## Begin

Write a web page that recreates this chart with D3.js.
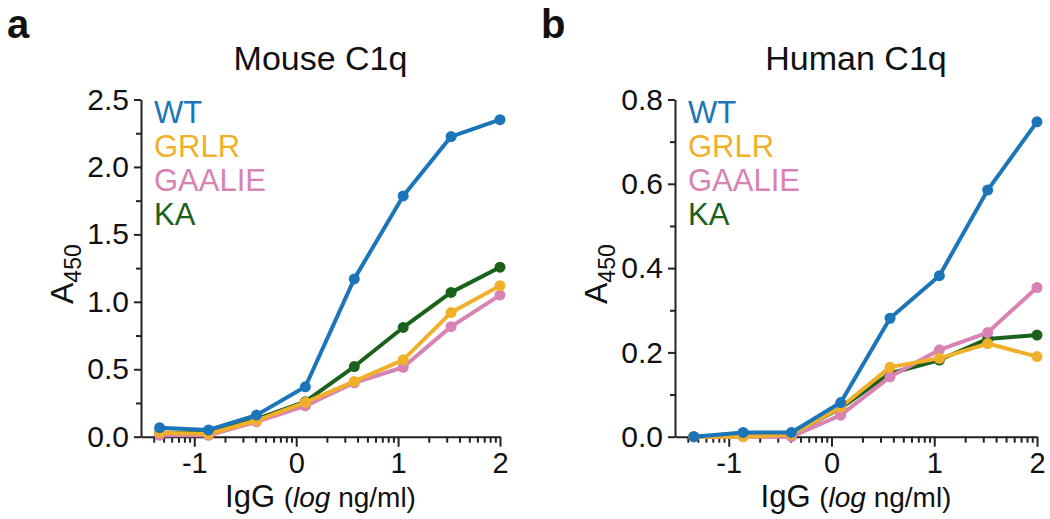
<!DOCTYPE html>
<html>
<head>
<meta charset="utf-8">
<script src="https://cdn.jsdelivr.net/npm/d3@7/dist/d3.min.js"></script>
<style>
  html, body { margin: 0; padding: 0; background: #fff; }
  svg { display: block; font-family: "Liberation Sans", Arial, sans-serif; }
</style>
</head>
<body>
<svg id="chart" width="1050" height="519"></svg>
<script>
// ---- Data (x = log10 IgG ng/ml) ----
const xLog = [-1.34, -0.86, -0.39, 0.09, 0.57, 1.05, 1.52, 2.0];
const seriesNames = ["WT", "GRLR", "GAALIE", "KA"];
const seriesColors = ["#1b75b8", "#f0b02a", "#d982b4", "#1a621b"];

// Panel a: Mouse C1q
const mouseWT     = [0.067, 0.05, 0.16, 0.37, 1.17, 1.785, 2.225, 2.35];
const mouseGRLR   = [0.03, 0.02, 0.12, 0.255, 0.41, 0.57, 0.92, 1.12];
const mouseGAALIE = [0.01, 0.01, 0.11, 0.228, 0.40, 0.515, 0.816, 1.05];
const mouseKA     = [0.03, 0.03, 0.13, 0.26, 0.52, 0.81, 1.07, 1.257];

// Panel b: Human C1q
const humanWT     = [0.0, 0.01, 0.01, 0.081, 0.281, 0.382, 0.585, 0.747];
const humanGRLR   = [0.0, 0.0, 0.005, 0.07, 0.165, 0.186, 0.221, 0.19];
const humanGAALIE = [0.0, 0.0, 0.0, 0.051, 0.142, 0.206, 0.247, 0.354];
const humanKA     = [0.0, 0.005, 0.005, 0.068, 0.15, 0.182, 0.232, 0.241];

const xMajorTicks = [-1, 0, 1, 2];
const xTickLabels = ["-1", "0", "1", "2"];
const xDomain = [Math.log10(0.03), 2];
const mouseYTicks = [0.0, 0.5, 1.0, 1.5, 2.0, 2.5];
const humanYTicks = [0.0, 0.2, 0.4, 0.6, 0.8];

const panels = [
  { letter: "a", title: "Mouse C1q", left: 141, right: 500, yMax: 2.5, yTicks: mouseYTicks,
    yMinorStep: 0.25, yFmt: d3.format(".1f"),
    series: { WT: mouseWT, GRLR: mouseGRLR, GAALIE: mouseGAALIE, KA: mouseKA } },
  { letter: "b", title: "Human C1q", left: 675, right: 1037, yMax: 0.8, yTicks: humanYTicks,
    yMinorStep: 0.1, yFmt: d3.format(".1f"),
    series: { WT: humanWT, GRLR: humanGRLR, GAALIE: humanGAALIE, KA: humanKA } }
];

const svg = d3.select("#chart");
const plotTop = 99.5, plotBottom = 436.7;
const axisColor = "#222";
const drawOrder = ["KA", "GAALIE", "GRLR", "WT"];

panels.forEach((p, pi) => {
  const g = svg.append("g");
  const x = d3.scaleLinear().domain(xDomain).range([p.left, p.right]);
  const y = d3.scaleLinear().domain([0, p.yMax]).range([plotBottom, plotTop]);

  // minor x ticks (log-spaced)
  const minorX = d3.scaleLog().domain([Math.pow(10, xDomain[0]), 100]).ticks()
    .map(v => Math.log10(v))
    .filter(v => v > xDomain[0] + 0.01 && !xMajorTicks.some(m => Math.abs(m - v) < 1e-6));

  // X axis
  const xAxis = d3.axisBottom(x).tickValues(xMajorTicks).tickSize(10).tickSizeOuter(0)
    .tickPadding(6).tickFormat((d, i) => xTickLabels[i]);
  const gx = g.append("g").attr("transform", `translate(0,${plotBottom})`).call(xAxis);
  gx.select(".domain").attr("stroke", axisColor).attr("stroke-width", 2);
  gx.selectAll(".tick line").attr("stroke", axisColor).attr("stroke-width", 2);
  gx.selectAll(".tick text").attr("fill", "#111").style("font-size", "29px")
    .attr("font-family", "Liberation Sans, Arial, sans-serif");
  const gxm = g.append("g").attr("transform", `translate(0,${plotBottom})`)
    .call(d3.axisBottom(x).tickValues(minorX).tickSize(6).tickSizeOuter(0).tickFormat(""));
  gxm.select(".domain").remove();
  gxm.selectAll(".tick line").attr("stroke", axisColor).attr("stroke-width", 2);

  // Y axis
  const yAxis = d3.axisLeft(y).tickValues(p.yTicks).tickSize(7).tickSizeOuter(0)
    .tickPadding(5).tickFormat(p.yFmt);
  const gy = g.append("g").attr("transform", `translate(${p.left},0)`).call(yAxis);
  gy.select(".domain").attr("stroke", axisColor).attr("stroke-width", 2);
  gy.selectAll(".tick line").attr("stroke", axisColor).attr("stroke-width", 2);
  gy.selectAll(".tick text").attr("fill", "#111").style("font-size", "30px")
    .attr("font-family", "Liberation Sans, Arial, sans-serif");
  const minorY = d3.range(p.yMinorStep, p.yMax, p.yMinorStep * 2);
  const gym = g.append("g").attr("transform", `translate(${p.left},0)`)
    .call(d3.axisLeft(y).tickValues(minorY).tickSize(5).tickSizeOuter(0).tickFormat(""));
  gym.select(".domain").remove();
  gym.selectAll(".tick line").attr("stroke", axisColor).attr("stroke-width", 2);

  // Lines and points
  const line = d3.line().x((d, i) => x(xLog[i])).y(d => y(d));
  drawOrder.forEach(name => {
    const idx = seriesNames.indexOf(name);
    const col = seriesColors[idx];
    const vals = p.series[name];
    g.append("path").datum(vals).attr("d", line).attr("fill", "none")
      .attr("stroke", col).attr("stroke-width", 4).attr("stroke-linejoin", "round");
    g.selectAll(null).data(vals).enter().append("circle")
      .attr("cx", (d, i) => x(xLog[i])).attr("cy", d => y(d)).attr("r", 5.5)
      .attr("fill", col);
  });

  // Legend
  seriesNames.forEach((name, i) => {
    g.append("text").attr("x", p.left + 13).attr("y", 123 + i * 34)
      .attr("fill", seriesColors[i]).style("font-size", "31px").text(name);
  });

  // Title
  g.append("text").attr("x", (p.left + p.right) / 2).attr("y", 70)
    .attr("text-anchor", "middle").attr("fill", "#111").style("font-size", "34px").text(p.title);

  // Panel letter
  g.append("text").attr("x", p.left - 134).attr("y", 38)
    .attr("fill", "#111").style("font-size", "40px").style("font-weight", "bold").text(p.letter);

  // X title
  const xt = g.append("text").attr("x", (p.left + p.right) / 2).attr("y", 507)
    .attr("text-anchor", "middle").attr("fill", "#111").style("font-size", "31px");
  xt.append("tspan").text("IgG ");
  xt.append("tspan").style("font-size", "28px").text("(");
  xt.append("tspan").style("font-size", "28px").style("font-style", "italic").text("log");
  xt.append("tspan").style("font-size", "28px").text(" ng/ml)");

  // Y title
  const yt = g.append("text").attr("transform", `translate(${p.left - 68},304) rotate(-90)`)
    .attr("fill", "#111").style("font-size", "32px");
  yt.append("tspan").text("A");
  yt.append("tspan").attr("dy", 8).style("font-size", "23px").text("450");
});
</script>
</body>
</html>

## End

SET TASK: All of the material above needs to be restated exactly, with no pictures.

ANSWER TO THE TASK:
Write a web page that recreates this chart with D3.js.
<!DOCTYPE html>
<html>
<head>
<meta charset="utf-8">
<script src="https://cdn.jsdelivr.net/npm/d3@7/dist/d3.min.js"></script>
<style>
  html, body { margin: 0; padding: 0; background: #fff; }
  svg { display: block; font-family: "Liberation Sans", Arial, sans-serif; }
</style>
</head>
<body>
<svg id="chart" width="1050" height="519"></svg>
<script>
// ---- Data (x = log10 IgG ng/ml) ----
const xLog = [-1.34, -0.86, -0.39, 0.09, 0.57, 1.05, 1.52, 2.0];
const seriesNames = ["WT", "GRLR", "GAALIE", "KA"];
const seriesColors = ["#1b75b8", "#f0b02a", "#d982b4", "#1a621b"];

// Panel a: Mouse C1q
const mouseWT     = [0.067, 0.05, 0.16, 0.37, 1.17, 1.785, 2.225, 2.35];
const mouseGRLR   = [0.03, 0.02, 0.12, 0.255, 0.41, 0.57, 0.92, 1.12];
const mouseGAALIE = [0.01, 0.01, 0.11, 0.228, 0.40, 0.515, 0.816, 1.05];
const mouseKA     = [0.03, 0.03, 0.13, 0.26, 0.52, 0.81, 1.07, 1.257];

// Panel b: Human C1q
const humanWT     = [0.0, 0.01, 0.01, 0.081, 0.281, 0.382, 0.585, 0.747];
const humanGRLR   = [0.0, 0.0, 0.005, 0.07, 0.165, 0.186, 0.221, 0.19];
const humanGAALIE = [0.0, 0.0, 0.0, 0.051, 0.142, 0.206, 0.247, 0.354];
const humanKA     = [0.0, 0.005, 0.005, 0.068, 0.15, 0.182, 0.232, 0.241];

const xMajorTicks = [-1, 0, 1, 2];
const xTickLabels = ["-1", "0", "1", "2"];
const xDomain = [Math.log10(0.03), 2];
const mouseYTicks = [0.0, 0.5, 1.0, 1.5, 2.0, 2.5];
const humanYTicks = [0.0, 0.2, 0.4, 0.6, 0.8];

const panels = [
  { letter: "a", title: "Mouse C1q", left: 141, right: 500, yMax: 2.5, yTicks: mouseYTicks,
    yMinorStep: 0.25, yFmt: d3.format(".1f"),
    series: { WT: mouseWT, GRLR: mouseGRLR, GAALIE: mouseGAALIE, KA: mouseKA } },
  { letter: "b", title: "Human C1q", left: 675, right: 1037, yMax: 0.8, yTicks: humanYTicks,
    yMinorStep: 0.1, yFmt: d3.format(".1f"),
    series: { WT: humanWT, GRLR: humanGRLR, GAALIE: humanGAALIE, KA: humanKA } }
];

const svg = d3.select("#chart");
const plotTop = 99.5, plotBottom = 436.7;
const axisColor = "#222";
const drawOrder = ["KA", "GAALIE", "GRLR", "WT"];

panels.forEach((p, pi) => {
  const g = svg.append("g");
  const x = d3.scaleLinear().domain(xDomain).range([p.left, p.right]);
  const y = d3.scaleLinear().domain([0, p.yMax]).range([plotBottom, plotTop]);

  // minor x ticks (log-spaced)
  const minorX = d3.scaleLog().domain([Math.pow(10, xDomain[0]), 100]).ticks()
    .map(v => Math.log10(v))
    .filter(v => v > xDomain[0] + 0.01 && !xMajorTicks.some(m => Math.abs(m - v) < 1e-6));

  // X axis
  const xAxis = d3.axisBottom(x).tickValues(xMajorTicks).tickSize(10).tickSizeOuter(0)
    .tickPadding(6).tickFormat((d, i) => xTickLabels[i]);
  const gx = g.append("g").attr("transform", `translate(0,${plotBottom})`).call(xAxis);
  gx.select(".domain").attr("stroke", axisColor).attr("stroke-width", 2);
  gx.selectAll(".tick line").attr("stroke", axisColor).attr("stroke-width", 2);
  gx.selectAll(".tick text").attr("fill", "#111").style("font-size", "29px")
    .attr("font-family", "Liberation Sans, Arial, sans-serif");
  const gxm = g.append("g").attr("transform", `translate(0,${plotBottom})`)
    .call(d3.axisBottom(x).tickValues(minorX).tickSize(6).tickSizeOuter(0).tickFormat(""));
  gxm.select(".domain").remove();
  gxm.selectAll(".tick line").attr("stroke", axisColor).attr("stroke-width", 2);

  // Y axis
  const yAxis = d3.axisLeft(y).tickValues(p.yTicks).tickSize(7).tickSizeOuter(0)
    .tickPadding(5).tickFormat(p.yFmt);
  const gy = g.append("g").attr("transform", `translate(${p.left},0)`).call(yAxis);
  gy.select(".domain").attr("stroke", axisColor).attr("stroke-width", 2);
  gy.selectAll(".tick line").attr("stroke", axisColor).attr("stroke-width", 2);
  gy.selectAll(".tick text").attr("fill", "#111").style("font-size", "30px")
    .attr("font-family", "Liberation Sans, Arial, sans-serif");
  const minorY = d3.range(p.yMinorStep, p.yMax, p.yMinorStep * 2);
  const gym = g.append("g").attr("transform", `translate(${p.left},0)`)
    .call(d3.axisLeft(y).tickValues(minorY).tickSize(5).tickSizeOuter(0).tickFormat(""));
  gym.select(".domain").remove();
  gym.selectAll(".tick line").attr("stroke", axisColor).attr("stroke-width", 2);

  // Lines and points
  const line = d3.line().x((d, i) => x(xLog[i])).y(d => y(d));
  drawOrder.forEach(name => {
    const idx = seriesNames.indexOf(name);
    const col = seriesColors[idx];
    const vals = p.series[name];
    g.append("path").datum(vals).attr("d", line).attr("fill", "none")
      .attr("stroke", col).attr("stroke-width", 4).attr("stroke-linejoin", "round");
    g.selectAll(null).data(vals).enter().append("circle")
      .attr("cx", (d, i) => x(xLog[i])).attr("cy", d => y(d)).attr("r", 5.5)
      .attr("fill", col);
  });

  // Legend
  seriesNames.forEach((name, i) => {
    g.append("text").attr("x", p.left + 13).attr("y", 123 + i * 34)
      .attr("fill", seriesColors[i]).style("font-size", "31px").text(name);
  });

  // Title
  g.append("text").attr("x", (p.left + p.right) / 2).attr("y", 70)
    .attr("text-anchor", "middle").attr("fill", "#111").style("font-size", "34px").text(p.title);

  // Panel letter
  g.append("text").attr("x", p.left - 134).attr("y", 38)
    .attr("fill", "#111").style("font-size", "40px").style("font-weight", "bold").text(p.letter);

  // X title
  const xt = g.append("text").attr("x", (p.left + p.right) / 2).attr("y", 507)
    .attr("text-anchor", "middle").attr("fill", "#111").style("font-size", "31px");
  xt.append("tspan").text("IgG ");
  xt.append("tspan").style("font-size", "28px").text("(");
  xt.append("tspan").style("font-size", "28px").style("font-style", "italic").text("log");
  xt.append("tspan").style("font-size", "28px").text(" ng/ml)");

  // Y title
  const yt = g.append("text").attr("transform", `translate(${p.left - 68},304) rotate(-90)`)
    .attr("fill", "#111").style("font-size", "32px");
  yt.append("tspan").text("A");
  yt.append("tspan").attr("dy", 8).style("font-size", "23px").text("450");
});
</script>
</body>
</html>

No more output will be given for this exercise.